Pero el pueblo serbio tenía poco que celebrar. Un joven cegado en combate cantaba una canción que empezaba así: «Estoy triste, porque ya no puedo ver el sol, ni los campos verdes, ni los ciruelos en flor»[40]. El valle del Sava, al oeste de Belgrado, había quedado arrasado. Muchos pueblos y ciudades pequeñas habían sido abandonados por sus habitantes y la hierba crecía en sus calles. El goteo de refugiados que regresaba hacia el oeste, junto con el ejército, contemplaba horrorizado la destrucción de sus comunidades. Belgrado había quedado reducida a una ciudad de pordioseros, tullidos y huérfanos. Las pocas carreteras del país estaban arruinadas por el tráfico militar. Serbia solo se conectaba con el exterior por un ferrocarril de vía única, con término en Salónica, por el que los pertrechos y víveres se movían con gran lentitud; Grecia, como país neutral, prestaba muy poca ayuda. El tifus epidémico, la disentería y el cólera asolaron grandes extensiones del país, y cualquier herido en el campo de batalla tenía mucha suerte si sobrevivía a la gangrena.
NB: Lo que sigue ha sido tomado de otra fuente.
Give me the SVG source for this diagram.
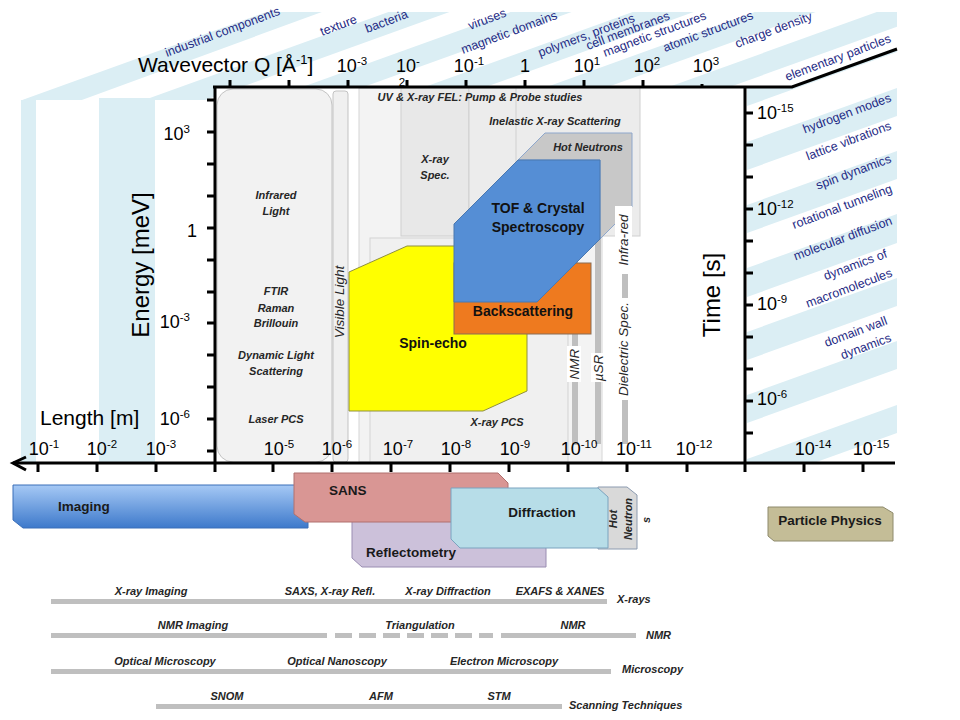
<svg xmlns="http://www.w3.org/2000/svg" width="960" height="720" viewBox="0 0 960 720">
<defs>
<style>
text{font-family:"Liberation Sans",Arial,sans-serif}
.ax{font-size:18px;fill:#000}
.sp{font-size:11.5px}
.ttl{font-size:24px;fill:#000}
.nv{font-size:12.5px;fill:#1f2b85}
.it{font-size:11px;font-style:italic;font-weight:bold;fill:#262626}
.iv{font-size:13.5px;font-style:italic;fill:#262626}
.bd{font-size:13.5px;font-weight:bold;fill:#1a1a1a}
.pb{font-size:14px;font-weight:bold;fill:#111}
.ln{stroke:#000;stroke-width:3;fill:none}
.bar{fill:#bfbfbf}
.lb{fill:#dbeef4}
</style>
<linearGradient id="gImg" x1="0" y1="0" x2="0" y2="1"><stop offset="0" stop-color="#a6c9f5"/><stop offset="1" stop-color="#3d79cb"/></linearGradient>
<clipPath id="cTop"><polygon points="21,100 247,12 897,12 897,49 792,87 215,87 215,100"/></clipPath>
<clipPath id="cRight"><polygon points="747,88 792,88 897,50 897,463 747,463"/></clipPath>
</defs>
<rect width="960" height="720" fill="#fff"/>

<g id="bands">
<rect class="lb" x="21" y="100" width="15" height="363"/>
<rect class="lb" x="99" y="98" width="56" height="365"/>
<g clip-path="url(#cTop)">
<polygon class="lb" points="0,108 960,-238 960,-222 0,130"/>
<polygon class="lb" points="0,152 960,-194 960,-172 0,174"/>
<polygon class="lb" points="0,196 960,-150 960,-128 0,218"/>
<polygon class="lb" points="0,240 960,-106 960,-84 0,262"/>
<polygon class="lb" points="0,284 960,-62 960,-40 0,306"/>
<polygon class="lb" points="0,328 960,-18 960,4 0,350"/>
</g>
<g clip-path="url(#cRight)">
<polygon class="lb" points="747,78 897,24 897,52 747,106"/>
<polygon class="lb" points="747,142 897,88 897,116 747,170"/>
<polygon class="lb" points="747,205 897,151 897,179 747,233"/>
<polygon class="lb" points="747,268 897,214 897,243 747,297"/>
<polygon class="lb" points="747,332 897,278 897,306 747,360"/>
<polygon class="lb" points="747,395 897,341 897,369 747,423"/>
<polygon class="lb" points="747,459 897,405 897,433 747,487"/>
</g>
</g>

<g id="scale-labels">
<text class="nv" transform="translate(167,57) rotate(-20.5)">industrial  components</text>
<text class="nv" transform="translate(322,36) rotate(-20.5)">texture</text>
<text class="nv" transform="translate(367,33) rotate(-20.5)">bacteria</text>
<text class="nv" transform="translate(470,30) rotate(-20.5)">viruses</text>
<text class="nv" transform="translate(463,54) rotate(-20.5)">magnetic domains</text>
<text class="nv" transform="translate(540,57) rotate(-20.5)">polymers, proteins</text>
<text class="nv" transform="translate(588,50) rotate(-20.5)">cell membranes</text>
<text class="nv" transform="translate(605,57) rotate(-20.5)">magnetic structures</text>
<text class="nv" transform="translate(665,52) rotate(-20.5)">atomic structures</text>
<text class="nv" transform="translate(737,48) rotate(-20.5)">charge density</text>
<text class="nv" transform="translate(787,81) rotate(-20.5)">elementary  particles</text>
<text class="nv" text-anchor="end" transform="translate(892,101) rotate(-20.5)">hydrogen  modes</text>
<text class="nv" text-anchor="end" transform="translate(892,129) rotate(-20.5)">lattice vibrations</text>
<text class="nv" text-anchor="end" transform="translate(892,162) rotate(-20.5)">spin dynamics</text>
<text class="nv" text-anchor="end" transform="translate(893,192) rotate(-20.5)">rotational tunneling</text>
<text class="nv" text-anchor="end" transform="translate(893,224) rotate(-20.5)">molecular diffusion</text>
<text class="nv" text-anchor="end" transform="translate(888,257) rotate(-20.5)">dynamics of</text>
<text class="nv" text-anchor="end" transform="translate(893,276) rotate(-20.5)">macromolecules</text>
<text class="nv" text-anchor="end" transform="translate(888,324) rotate(-20.5)">domain wall</text>
<text class="nv" text-anchor="end" transform="translate(892,341) rotate(-20.5)">dynamics</text>
</g>

<g id="plot-regions">
<rect id="fel" x="359" y="88" width="243" height="374" fill="#f3f3f3" stroke="#d6d6d6"/>
<rect id="xpcs" x="370" y="238" width="198" height="224" fill="#f0f0f0" stroke="#d3d3d3"/>
<rect id="xspec" x="401" y="88" width="68" height="148" fill="#e8e8e8" stroke="#cfcfcf"/>
<rect id="inel" x="469" y="88" width="171" height="148" fill="#ececec" stroke="#d0d0d0"/>
<line x1="516" y1="88" x2="516" y2="236" stroke="#d0d0d0"/>
<rect id="infrared" x="217" y="89" width="115" height="373" rx="16" fill="#f2f2f2" stroke="#c3c3c3"/>
<rect id="visible" x="333" y="91" width="15" height="371" rx="3" fill="#f0f0f0" stroke="#c3c3c3"/>
</g>

<g id="vbars">
<rect class="bar" x="572" y="236" width="6" height="209"/>
<rect class="bar" x="595" y="237" width="6" height="207"/>
<rect class="bar" x="622" y="202" width="6" height="242"/>
</g>

<g id="hot-neutrons-plot">
<polygon points="545,133 632,133 632,207 600,239 600,160 518,160" fill="#c8c8c8" stroke="#8ea7cc"/>
</g>
<g id="spin-echo">
<polygon points="349,272 407,246 527,246 527,391 483,411 349,411" fill="#ffff00" stroke="#8f8f40"/>
</g>
<g id="backscattering">
<rect x="454" y="263" width="137" height="71" fill="#ee7a1f" stroke="#8a6d55"/>
</g>
<g id="tof">
<polygon points="518,160 600,160 600,239 537,302 454,302 454,224" fill="#558ed5" stroke="#4a78b0"/>
</g>

<g id="plot-labels">
<text class="it" x="480" y="101" text-anchor="middle">UV &amp; X-ray FEL: Pump &amp; Probe studies</text>
<text class="it" x="555" y="125" text-anchor="middle">Inelastic X-ray Scattering</text>
<text class="it" x="588" y="151" text-anchor="middle">Hot Neutrons</text>
<text class="it" x="435" y="163" text-anchor="middle">X-ray</text>
<text class="it" x="435" y="179" text-anchor="middle">Spec.</text>
<text class="it" x="276" y="199" text-anchor="middle">Infrared</text>
<text class="it" x="276" y="215" text-anchor="middle">Light</text>
<text class="it" x="276" y="295" text-anchor="middle">FTIR</text>
<text class="it" x="276" y="312" text-anchor="middle">Raman</text>
<text class="it" x="276" y="327" text-anchor="middle">Brillouin</text>
<text class="it" x="276" y="359" text-anchor="middle">Dynamic Light</text>
<text class="it" x="276" y="375" text-anchor="middle">Scattering</text>
<text class="it" x="276" y="423" text-anchor="middle">Laser PCS</text>
<text class="it" x="497" y="426" text-anchor="middle">X-ray PCS</text>
<text class="iv" text-anchor="middle" transform="translate(344,302) rotate(-90)">Visible  Light</text>
<rect x="567" y="346" width="14" height="36" fill="#fff"/>
<text class="iv" text-anchor="middle" transform="translate(579,364) rotate(-90)">NMR</text>
<rect x="591" y="353" width="14" height="29" fill="#fff"/>
<text class="iv" text-anchor="middle" transform="translate(603,368) rotate(-90)">µSR</text>
<rect x="615" y="298" width="17" height="102" fill="#fff"/>
<text class="iv" text-anchor="middle" transform="translate(628,349) rotate(-90)">Dielectric Spec.</text>
<rect x="615" y="206" width="17" height="68" fill="#fff"/>
<text class="iv" text-anchor="middle" transform="translate(628,240) rotate(-90)">Infra-red</text>
<text class="pb" x="538" y="213" text-anchor="middle" fill="#0f1d3d">TOF &amp; Crystal</text>
<text class="pb" x="538" y="232" text-anchor="middle" fill="#0f1d3d">Spectroscopy</text>
<text class="pb" x="523" y="316" text-anchor="middle">Backscattering</text>
<text class="pb" x="433" y="348" text-anchor="middle">Spin-echo</text>
</g>

<g id="axes">
<polyline class="ln" points="213,87 792,87 897,49"/>
<line class="ln" x1="215" y1="86" x2="215" y2="472"/>
<line class="ln" x1="745" y1="86" x2="745" y2="472"/>
<line class="ln" x1="13" y1="463" x2="895" y2="463"/>
<polyline class="ln" points="26,457 13,463 26,470"/>
<path class="ln" d="M230,87V80M289,87V80M348,87V80M407,87V80M466,87V80M525,87V80M584,87V80M643,87V80M702,87V84"/>
<path class="ln" d="M207,100H215M207,132H215M207,164H215M207,196H215M207,228H215M207,260H215M207,292H215M207,323H215M207,355H215M207,387H215M207,419H215M207,451H215"/>
<path class="ln" d="M745,113H753M745,145H753M745,177H753M745,209H753M745,241H753M745,273H753M745,305H753M745,337H753M745,369H753M745,401H753M745,433H753"/>
<path class="ln" d="M38,463V472M97,463V472M156,463V472M273,463V472M332,463V472M391,463V472M450,463V472M509,463V472M568,463V472M627,463V472M687,463V472M804,463V472M863,463V472"/>
</g>

<g id="axis-labels">
<text x="138" y="72" style="font-size:21px;fill:#000">Wavevector Q [Å<tspan style="font-size:13px" dy="-8">-1</tspan><tspan dy="8">]</tspan></text>
<text class="ax" x="352" y="72" text-anchor="middle">10<tspan class="sp" dy="-7">-3</tspan></text>
<text class="ax" x="408" y="72" text-anchor="middle">10<tspan class="sp" dy="-7">-</tspan></text>
<text class="sp" x="402" y="86" text-anchor="middle">2</text>
<text class="ax" x="469" y="72" text-anchor="middle">10<tspan class="sp" dy="-7">-1</tspan></text>
<text class="ax" x="525" y="72" text-anchor="middle">1</text>
<text class="ax" x="587" y="72" text-anchor="middle">10<tspan class="sp" dy="-7">1</tspan></text>
<text class="ax" x="647" y="72" text-anchor="middle">10<tspan class="sp" dy="-7">2</tspan></text>
<text class="ax" x="706" y="72" text-anchor="middle">10<tspan class="sp" dy="-7">3</tspan></text>
<text class="ttl" text-anchor="middle" transform="translate(149,265) rotate(-90)">Energy [meV]</text>
<text class="ax" x="190" y="140" text-anchor="end">10<tspan class="sp" dy="-7">3</tspan></text>
<text class="ax" x="197" y="237" text-anchor="end">1</text>
<text class="ax" x="190" y="328" text-anchor="end">10<tspan class="sp" dy="-7">-3</tspan></text>
<text class="ax" x="190" y="425" text-anchor="end">10<tspan class="sp" dy="-7">-6</tspan></text>
<text x="40" y="425" style="font-size:21px;fill:#000">Length [m]</text>
<text class="ttl" text-anchor="middle" transform="translate(720,295) rotate(-90)">Time [s]</text>
<text class="ax" x="757" y="119">10<tspan class="sp" dy="-7">-15</tspan></text>
<text class="ax" x="757" y="215">10<tspan class="sp" dy="-7">-12</tspan></text>
<text class="ax" x="757" y="310">10<tspan class="sp" dy="-7">-9</tspan></text>
<text class="ax" x="757" y="405">10<tspan class="sp" dy="-7">-6</tspan></text>
<text class="ax" x="44" y="455" text-anchor="middle">10<tspan class="sp" dy="-7">-1</tspan></text>
<text class="ax" x="102" y="455" text-anchor="middle">10<tspan class="sp" dy="-7">-2</tspan></text>
<text class="ax" x="161" y="455" text-anchor="middle">10<tspan class="sp" dy="-7">-3</tspan></text>
<text class="ax" x="279" y="455" text-anchor="middle">10<tspan class="sp" dy="-7">-5</tspan></text>
<text class="ax" x="337" y="455" text-anchor="middle">10<tspan class="sp" dy="-7">-6</tspan></text>
<text class="ax" x="398" y="455" text-anchor="middle">10<tspan class="sp" dy="-7">-7</tspan></text>
<text class="ax" x="456" y="455" text-anchor="middle">10<tspan class="sp" dy="-7">-8</tspan></text>
<text class="ax" x="515" y="455" text-anchor="middle">10<tspan class="sp" dy="-7">-9</tspan></text>
<text class="ax" x="579" y="455" text-anchor="middle">10<tspan class="sp" dy="-7">-10</tspan></text>
<text class="ax" x="634" y="455" text-anchor="middle">10<tspan class="sp" dy="-7">-11</tspan></text>
<text class="ax" x="694" y="455" text-anchor="middle">10<tspan class="sp" dy="-7">-12</tspan></text>
<text class="ax" x="813" y="455" text-anchor="middle">10<tspan class="sp" dy="-7">-14</tspan></text>
<text class="ax" x="871" y="455" text-anchor="middle">10<tspan class="sp" dy="-7">-15</tspan></text>
</g>

<g id="imaging">
<path d="M13,485H308V528H23L13,520Z" fill="url(#gImg)" stroke="#3b6fb8"/>
<text class="bd" x="58" y="511">Imaging</text>
</g>
<g id="reflectometry">
<path d="M352,515H546V567H362L352,558Z" fill="#ccc1da" stroke="#9a8db2"/>
<text class="bd" x="366" y="557">Reflectometry</text>
</g>
<g id="sans">
<path d="M294,473H498L508,483V522H305L294,514Z" fill="#d99694" stroke="#b0706e"/>
<text class="bd" x="329" y="495">SANS</text>
</g>
<g id="hot-neutrons">
<path d="M598,487H627L637,495V549H598Z" fill="#d9d9d9" stroke="#8c9bb0"/>
<text class="it" text-anchor="middle" transform="translate(617,519) rotate(-90)">Hot</text>
<text class="it" text-anchor="middle" transform="translate(632,519) rotate(-90)">Neutron</text>
<text class="it" text-anchor="middle" transform="translate(650,520) rotate(-90)">s</text>
</g>
<g id="diffraction">
<path d="M451,488H598L608,497V548H460L451,539Z" fill="#b7dde8" stroke="#7aa3bf"/>
<text class="bd" x="542" y="517" text-anchor="middle">Diffraction</text>
</g>
<g id="particle-physics">
<path d="M768,507H883L893,513V541H774L768,536Z" fill="#c4bd97" stroke="#8e8a6c"/>
<text class="bd" x="830" y="525" text-anchor="middle">Particle Physics</text>
</g>

<g id="techniques">
<rect class="bar" x="51" y="599" width="556" height="5"/>
<text class="it" x="151" y="595" text-anchor="middle">X-ray Imaging</text>
<text class="it" x="330" y="595" text-anchor="middle">SAXS, X-ray Refl.</text>
<text class="it" x="448" y="595" text-anchor="middle">X-ray Diffraction</text>
<text class="it" x="560" y="595" text-anchor="middle">EXAFS &amp; XANES</text>
<text class="it" x="617" y="603">X-rays</text>
<rect class="bar" x="51" y="633" width="276" height="5"/>
<path d="M335,635.5H493" stroke="#bfbfbf" stroke-width="5" stroke-dasharray="17,7"/>
<rect class="bar" x="501" y="633" width="135" height="5"/>
<text class="it" x="193" y="629" text-anchor="middle">NMR Imaging</text>
<text class="it" x="420" y="629" text-anchor="middle">Triangulation</text>
<text class="it" x="573" y="629" text-anchor="middle">NMR</text>
<text class="it" x="646" y="639">NMR</text>
<rect class="bar" x="51" y="669" width="560" height="5"/>
<text class="it" x="165" y="665" text-anchor="middle">Optical Microscopy</text>
<text class="it" x="337" y="665" text-anchor="middle">Optical Nanoscopy</text>
<text class="it" x="504" y="665" text-anchor="middle">Electron Microscopy</text>
<text class="it" x="622" y="673">Microscopy</text>
<rect class="bar" x="156" y="704" width="406" height="5"/>
<text class="it" x="227" y="700" text-anchor="middle">SNOM</text>
<text class="it" x="381" y="700" text-anchor="middle">AFM</text>
<text class="it" x="499" y="700" text-anchor="middle">STM</text>
<text class="it" x="569" y="709">Scanning Techniques</text>
</g>
</svg>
Las penalidades de Serbia se pusieron de moda en Gran Bretaña: lady Wimborne, lady Paget y sir Thomas Lipton fueron solo los personajes más prominentes de los que se incorporaron a unidades médicas de voluntarios en el país, junto con la condesa Trubetskoy, esposa del nuevo plenipotenciario ruso. Pero apenas podían hacer nada por una nación de tal pobreza y aislamiento geográfico; temporalmente victoriosa, en efecto, pero destrozada y con una debilidad peligrosa. Serbia había perdido ya a 163 557 hombres (incluidos 69 022 muertos). El país aún sufriría mucho más en los años posteriores, sin que las alegrías de otras victorias lo pudieran compensar. A la postre, en la guerra halló la muerte el 62,5% de los varones serbios de entre quince y cincuenta y cinco años; y todo el país quedó arrasado.
El teniente Djordje Stanojevitch, del ejército serbio, preguntó al corresponsal estadounidense John Reed, con la pasión furiosa que inspira el alcohol: «¿Qué están haciendo estos franceses e ingleses? ¿Por qué no derrotan a los alemanes? Lo que necesitan por allí es a unos pocos serbios que les enseñen cómo se hace la guerra. Nosotros, los serbios, sabemos que todo lo que se necesita es aceptar que uno puede morir, ¡y la guerra se acabará pronto!»[41]. Otros —algunos de ellos, comandantes en jefe— compartían esta misma creencia y esto tuvo consecuencias espantosas para la juventud europea.